**Available data**:
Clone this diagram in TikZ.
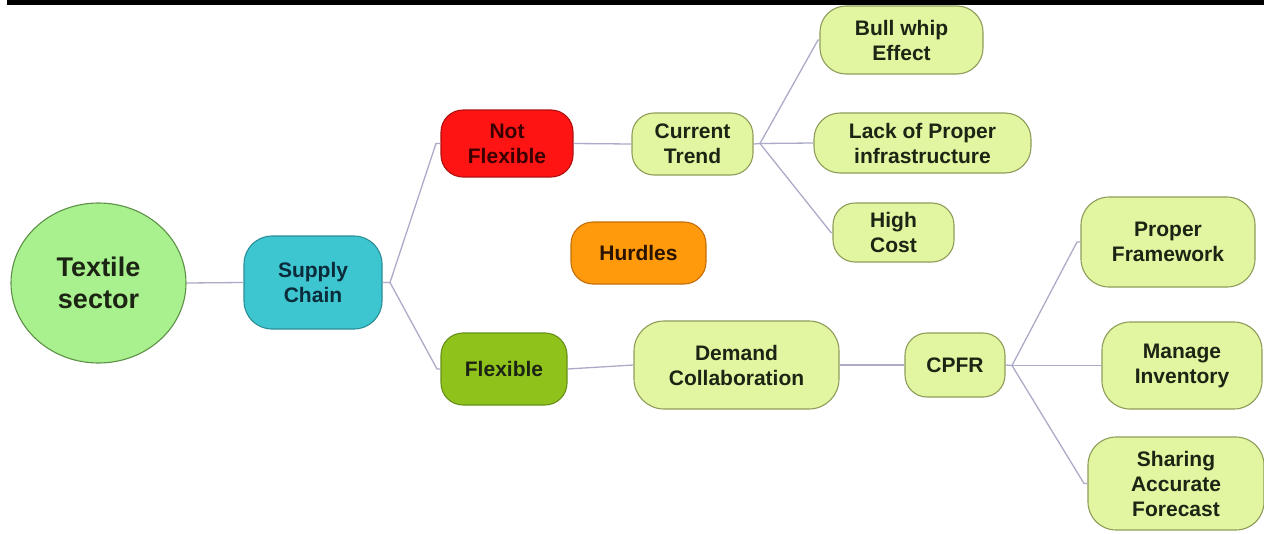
\documentclass[tikz,border=0pt]{standalone}
\usepackage{fontspec}
\setmainfont{Liberation Sans}
\usetikzlibrary{shapes.geometric}
\definecolor{lg}{HTML}{E2F5A0}
\definecolor{lgb}{HTML}{8E9C5A}
\definecolor{conn}{HTML}{ABABC8}
\definecolor{txt}{HTML}{1C2414}
\definecolor{tfill}{HTML}{A9F08F}
\definecolor{tborder}{HTML}{5E9148}
\definecolor{sfill}{HTML}{3EC6D0}
\definecolor{sborder}{HTML}{2A8E96}
\definecolor{stxt}{HTML}{0B2A3A}
\definecolor{rfill}{HTML}{FF1414}
\definecolor{rborder}{HTML}{B01010}
\definecolor{rtxt}{HTML}{3A0000}
\definecolor{ffill}{HTML}{8FC31C}
\definecolor{fborder}{HTML}{66901A}
\definecolor{ofill}{HTML}{FF9A0C}
\definecolor{oborder}{HTML}{C46E08}
\definecolor{otxt}{HTML}{2A1400}
\tikzset{
  box/.style={draw, line width=1.1pt, rounded corners=22pt, align=center, inner sep=2pt,
    font=\fontsize{21}{25}\selectfont\bfseries, text=txt},
  leaf/.style={box, fill=lg, draw=lgb},
  link/.style={draw=conn, line width=1.3pt},
}
\begin{document}
\begin{tikzpicture}[x=1pt,y=-1pt]
\useasboundingbox (0,0) rectangle (1264,533);
\fill[black] (7,0) rectangle (1264,4.6);
% nodes
\node[ellipse, draw=tborder, fill=tfill, line width=1.1pt, minimum width=175pt, minimum height=160pt, inner sep=0pt,
  align=center, font=\fontsize{27}{32}\selectfont\bfseries, text=txt] (textile) at (98.5,283) {Textile\\sector};
\node[box, fill=sfill, draw=sborder, text=stxt, minimum width=138pt, minimum height=93pt, rounded corners=28pt] (supply) at (313,282.5) {Supply\\Chain};
\node[box, fill=rfill, draw=rborder, text=rtxt, minimum width=132pt, minimum height=67pt] (notflex) at (507,143.5) {Not\\Flexible};
\node[box, fill=ffill, draw=fborder, minimum width=126pt, minimum height=72pt] (flex) at (504,369) {Flexible};
\node[box, fill=ofill, draw=oborder, text=otxt, minimum width=135pt, minimum height=62pt] (hurdles) at (638.5,253) {Hurdles};
\node[leaf, minimum width=121pt, minimum height=62pt] (current) at (692.5,144) {Current\\Trend};
\node[leaf, minimum width=205pt, minimum height=88pt, rounded corners=30pt] (demand) at (736.5,365) {Demand\\Collaboration};
\node[leaf, minimum width=100pt, minimum height=64pt] (cpfr) at (955,365) {CPFR};
\node[leaf, minimum width=163pt, minimum height=68pt, rounded corners=26pt] (bull) at (901.5,40) {Bull whip\\Effect};
\node[leaf, minimum width=217pt, minimum height=60pt, rounded corners=26pt] (lack) at (922.5,143) {Lack of Proper\\infrastructure};
\node[leaf, minimum width=121pt, minimum height=59pt] (high) at (893.5,232.5) {High\\Cost};
\node[leaf, minimum width=174pt, minimum height=90pt, rounded corners=28pt] (proper) at (1168,242) {Proper\\Framework};
\node[leaf, minimum width=160pt, minimum height=87pt, rounded corners=28pt] (manage) at (1182,365.5) {Manage\\Inventory};
\node[leaf, minimum width=176pt, minimum height=93pt, rounded corners=28pt] (sharing) at (1176,483.5) {Sharing\\Accurate\\Forecast};
% junction coordinates
\coordinate (sb) at (390,282.5);
\coordinate (nfin) at (436,143.5);
\coordinate (flin) at (437,369);
\coordinate (cb) at (760,143.5);
\coordinate (bwin) at (818,40);
\coordinate (hcin) at (831,232.5);
\coordinate (pb) at (1012,365.5);
\coordinate (pfin) at (1077,242);
\coordinate (sain) at (1084,483.5);
% connectors
\begin{scope}[on background layer/.style={}]
\draw[link] (textile.east) -- (supply.west);
\draw[link] (supply.east) -- (sb) -- (nfin) -- (notflex.west);
\draw[link] (sb) -- (flin) -- (flex.west);
\draw[link] (notflex.east) -- (current.west);
\draw[link] (flex.east) -- (demand.west);
\draw[link] (current.east) -- (cb) -- (bwin) -- (bull.west);
\draw[link] (cb) -- (lack.west);
\draw[link] (cb) -- (hcin) -- (high.west);
\draw[link] (demand.east) -- (cpfr.west);
\draw[link] (cpfr.east) -- (pb) -- (pfin) -- (proper.west);
\draw[link] (pb) -- (manage.west);
\draw[link] (pb) -- (sain) -- (sharing.west);
\end{scope}
\end{tikzpicture}
\end{document}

**What you should do**:
Copy each line above precisely, dropping the pictures.

**Complete answer**:
Clone this diagram in TikZ.
\documentclass[tikz,border=0pt]{standalone}
\usepackage{fontspec}
\setmainfont{Liberation Sans}
\usetikzlibrary{shapes.geometric}
\definecolor{lg}{HTML}{E2F5A0}
\definecolor{lgb}{HTML}{8E9C5A}
\definecolor{conn}{HTML}{ABABC8}
\definecolor{txt}{HTML}{1C2414}
\definecolor{tfill}{HTML}{A9F08F}
\definecolor{tborder}{HTML}{5E9148}
\definecolor{sfill}{HTML}{3EC6D0}
\definecolor{sborder}{HTML}{2A8E96}
\definecolor{stxt}{HTML}{0B2A3A}
\definecolor{rfill}{HTML}{FF1414}
\definecolor{rborder}{HTML}{B01010}
\definecolor{rtxt}{HTML}{3A0000}
\definecolor{ffill}{HTML}{8FC31C}
\definecolor{fborder}{HTML}{66901A}
\definecolor{ofill}{HTML}{FF9A0C}
\definecolor{oborder}{HTML}{C46E08}
\definecolor{otxt}{HTML}{2A1400}
\tikzset{
  box/.style={draw, line width=1.1pt, rounded corners=22pt, align=center, inner sep=2pt,
    font=\fontsize{21}{25}\selectfont\bfseries, text=txt},
  leaf/.style={box, fill=lg, draw=lgb},
  link/.style={draw=conn, line width=1.3pt},
}
\begin{document}
\begin{tikzpicture}[x=1pt,y=-1pt]
\useasboundingbox (0,0) rectangle (1264,533);
\fill[black] (7,0) rectangle (1264,4.6);
% nodes
\node[ellipse, draw=tborder, fill=tfill, line width=1.1pt, minimum width=175pt, minimum height=160pt, inner sep=0pt,
  align=center, font=\fontsize{27}{32}\selectfont\bfseries, text=txt] (textile) at (98.5,283) {Textile\\sector};
\node[box, fill=sfill, draw=sborder, text=stxt, minimum width=138pt, minimum height=93pt, rounded corners=28pt] (supply) at (313,282.5) {Supply\\Chain};
\node[box, fill=rfill, draw=rborder, text=rtxt, minimum width=132pt, minimum height=67pt] (notflex) at (507,143.5) {Not\\Flexible};
\node[box, fill=ffill, draw=fborder, minimum width=126pt, minimum height=72pt] (flex) at (504,369) {Flexible};
\node[box, fill=ofill, draw=oborder, text=otxt, minimum width=135pt, minimum height=62pt] (hurdles) at (638.5,253) {Hurdles};
\node[leaf, minimum width=121pt, minimum height=62pt] (current) at (692.5,144) {Current\\Trend};
\node[leaf, minimum width=205pt, minimum height=88pt, rounded corners=30pt] (demand) at (736.5,365) {Demand\\Collaboration};
\node[leaf, minimum width=100pt, minimum height=64pt] (cpfr) at (955,365) {CPFR};
\node[leaf, minimum width=163pt, minimum height=68pt, rounded corners=26pt] (bull) at (901.5,40) {Bull whip\\Effect};
\node[leaf, minimum width=217pt, minimum height=60pt, rounded corners=26pt] (lack) at (922.5,143) {Lack of Proper\\infrastructure};
\node[leaf, minimum width=121pt, minimum height=59pt] (high) at (893.5,232.5) {High\\Cost};
\node[leaf, minimum width=174pt, minimum height=90pt, rounded corners=28pt] (proper) at (1168,242) {Proper\\Framework};
\node[leaf, minimum width=160pt, minimum height=87pt, rounded corners=28pt] (manage) at (1182,365.5) {Manage\\Inventory};
\node[leaf, minimum width=176pt, minimum height=93pt, rounded corners=28pt] (sharing) at (1176,483.5) {Sharing\\Accurate\\Forecast};
% junction coordinates
\coordinate (sb) at (390,282.5);
\coordinate (nfin) at (436,143.5);
\coordinate (flin) at (437,369);
\coordinate (cb) at (760,143.5);
\coordinate (bwin) at (818,40);
\coordinate (hcin) at (831,232.5);
\coordinate (pb) at (1012,365.5);
\coordinate (pfin) at (1077,242);
\coordinate (sain) at (1084,483.5);
% connectors
\begin{scope}[on background layer/.style={}]
\draw[link] (textile.east) -- (supply.west);
\draw[link] (supply.east) -- (sb) -- (nfin) -- (notflex.west);
\draw[link] (sb) -- (flin) -- (flex.west);
\draw[link] (notflex.east) -- (current.west);
\draw[link] (flex.east) -- (demand.west);
\draw[link] (current.east) -- (cb) -- (bwin) -- (bull.west);
\draw[link] (cb) -- (lack.west);
\draw[link] (cb) -- (hcin) -- (high.west);
\draw[link] (demand.east) -- (cpfr.west);
\draw[link] (cpfr.east) -- (pb) -- (pfin) -- (proper.west);
\draw[link] (pb) -- (manage.west);
\draw[link] (pb) -- (sain) -- (sharing.west);
\end{scope}
\end{tikzpicture}
\end{document}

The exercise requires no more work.